Before we unveil our top pick, here are a few honorable mentions.

“Headless Horseman”, “The Adventures of Ichabod and Mr. Toad” (1949)
Bing Crosby’s Song About the Headless Horseman Is Too Catchy to Skip

“Trust in Me”, “The Jungle Book” (1967)
We’re Surprised More People Haven’t Been Hypnotized By Kaa’s Tune

“Mad Madam Mim”, “The Sword in the Stone” (1963)
A Magical Madam Mim Melody May Have Gone Overlooked Due to a Mixed Movie Reception

#1: Mother Knows Best
“Tangled” (2010)


After learning Princess Rapunzel had magical hair, the twisted Mother Goethel kidnapped the royal and whisked her away to a tower.
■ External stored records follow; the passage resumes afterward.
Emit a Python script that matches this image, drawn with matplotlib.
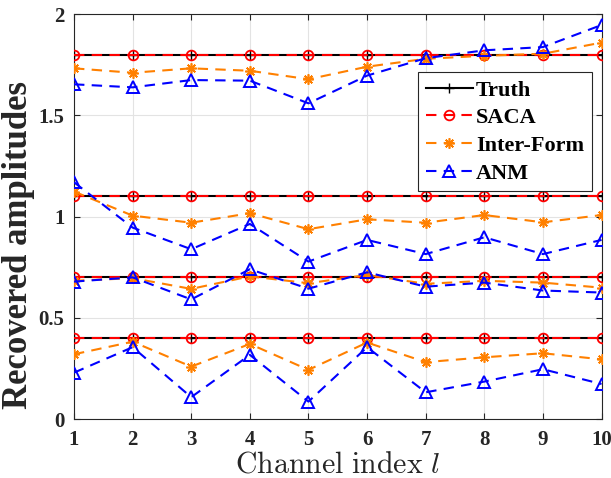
import matplotlib
matplotlib.use("Agg")
import matplotlib.pyplot as plt
import numpy as np

channels = list(range(1, 11))
truth_levels = [1.8, 1.1, 0.7, 0.4]

inter_form = [
    [1.733, 1.711, 1.733, 1.721, 1.679, 1.741, 1.780, 1.795, 1.805, 1.860],
    [1.124, 1.005, 0.970, 1.017, 0.938, 0.987, 0.970, 1.008, 0.972, 1.008],
    [0.683, 0.696, 0.643, 0.705, 0.671, 0.712, 0.668, 0.683, 0.674, 0.649],
    [0.320, 0.382, 0.259, 0.371, 0.243, 0.378, 0.281, 0.305, 0.325, 0.295],
]
anm = [
    [1.654, 1.639, 1.675, 1.672, 1.560, 1.697, 1.783, 1.822, 1.838, 1.947],
    [1.170, 0.946, 0.839, 0.964, 0.778, 0.885, 0.815, 0.898, 0.815, 0.885],
    [0.679, 0.700, 0.591, 0.740, 0.644, 0.725, 0.654, 0.674, 0.635, 0.625],
    [0.229, 0.355, 0.108, 0.317, 0.086, 0.355, 0.132, 0.185, 0.246, 0.173],
]
legend_labels = ["Truth", "SACA", "Inter-Form", "ANM"]

plt.rcParams['font.family'] = ['Liberation Serif', 'DejaVu Serif']
plt.rcParams['mathtext.fontset'] = 'cm'

fig = plt.figure(figsize=(6.11, 4.78), dpi=100)
ax = fig.add_axes([0.1211, 0.1234, 0.8634, 0.8467])

orange = '#FF8000'
blue = '#0000FF'
red = '#FF0000'
lw = 1.5
dash = (5, 3.5)

h = {}
for i, lvl in enumerate(truth_levels):
    t = [lvl] * len(channels)
    h['Truth'], = ax.plot(channels, t, '-', color='black', lw=lw, marker='+', ms=7, mew=1.0, zorder=3)
    h['SACA'], = ax.plot(channels, t, '--', color=red, lw=lw, marker='o', ms=7, mfc='none', mew=1.3, dashes=dash, zorder=4)
    h['Inter-Form'], = ax.plot(channels, inter_form[i], '--', color=orange, lw=lw, marker=(8, 2, 0), ms=7.5, mew=1.2, dashes=dash, zorder=5)
    h['ANM'], = ax.plot(channels, anm[i], '--', color=blue, lw=lw, marker='^', ms=8, mfc='none', mew=1.4, dashes=dash, zorder=6)

ax.set_xlim(1, 10)
ax.set_ylim(0, 2)
ax.set_xticks(channels)
ax.set_yticks([0, 0.5, 1, 1.5, 2])
ax.set_yticklabels(['0', '0.5', '1', '1.5', '2'])
ax.grid(True, color='#e3e3e3', lw=0.8)
ax.set_axisbelow(True)
for s in ax.spines.values():
    s.set_color('#262626')
    s.set_linewidth(0.8)
ax.tick_params(direction='in', length=4, width=0.8, colors='#262626', top=True, right=True, labelsize=15)
ax.tick_params(axis='x', pad=8)
ax.tick_params(axis='y', pad=7)
for lab in ax.get_xticklabels() + ax.get_yticklabels():
    lab.set_fontweight('bold')
ax.set_xlabel(r'$\mathrm{Channel\ index}\ l$', fontsize=21.5, color='#262626', va='top')
ax.xaxis.set_label_coords(0.5, -0.082)
ax.set_ylabel('Recovered amplitudes', fontsize=25, fontweight='bold', color='#262626')
ax.yaxis.set_label_coords(-0.073, 0.43)

leg = ax.legend([h[k] for k in legend_labels], legend_labels, loc='upper right',
                bbox_to_anchor=(0.982, 0.857), prop={'weight': 'bold', 'size': 16},
                frameon=True, fancybox=False, handlelength=2.1, handletextpad=0.15,
                borderpad=0.35, labelspacing=0.32, borderaxespad=0)
leg.get_frame().set_edgecolor('#262626')
leg.get_frame().set_linewidth(0.8)
leg.get_frame().set_alpha(1)

fig.savefig('out.png', dpi=100)
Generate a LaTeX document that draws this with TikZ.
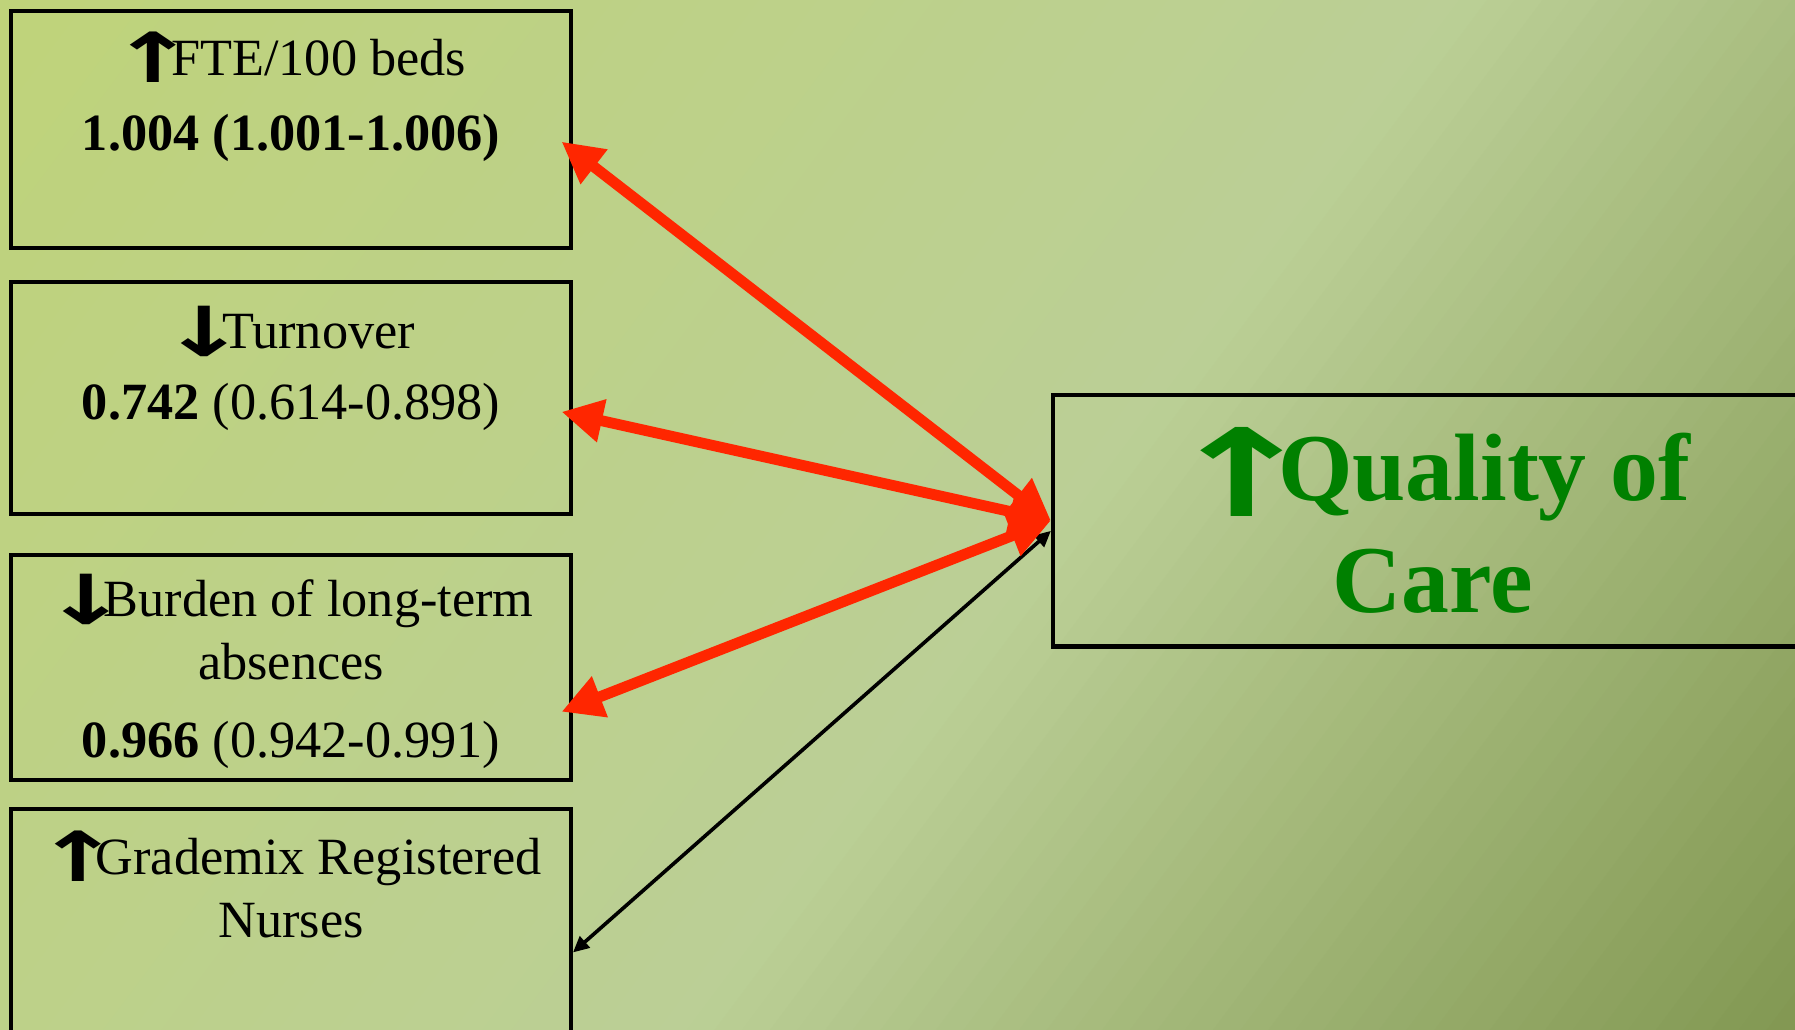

In order to keep the magical girl contained, the villain filled her head with the idea that the outside world was unbelievably dangerous. Goethel also used songs like “Mother Knows Best” to hammer in the point. The villain warns Rapunzel about everything from large insects to pointy-toothed men. At the same time, Mother Goethel demonstrates how manipulative she is by lifting herself up while taking digs at the princess. The way the song balances melodrama and the tragedy of Rapunzel’s situation is incredibly impressive. This dark yet catchy tune definitely deserves to be considered one of the greatest villain songs around.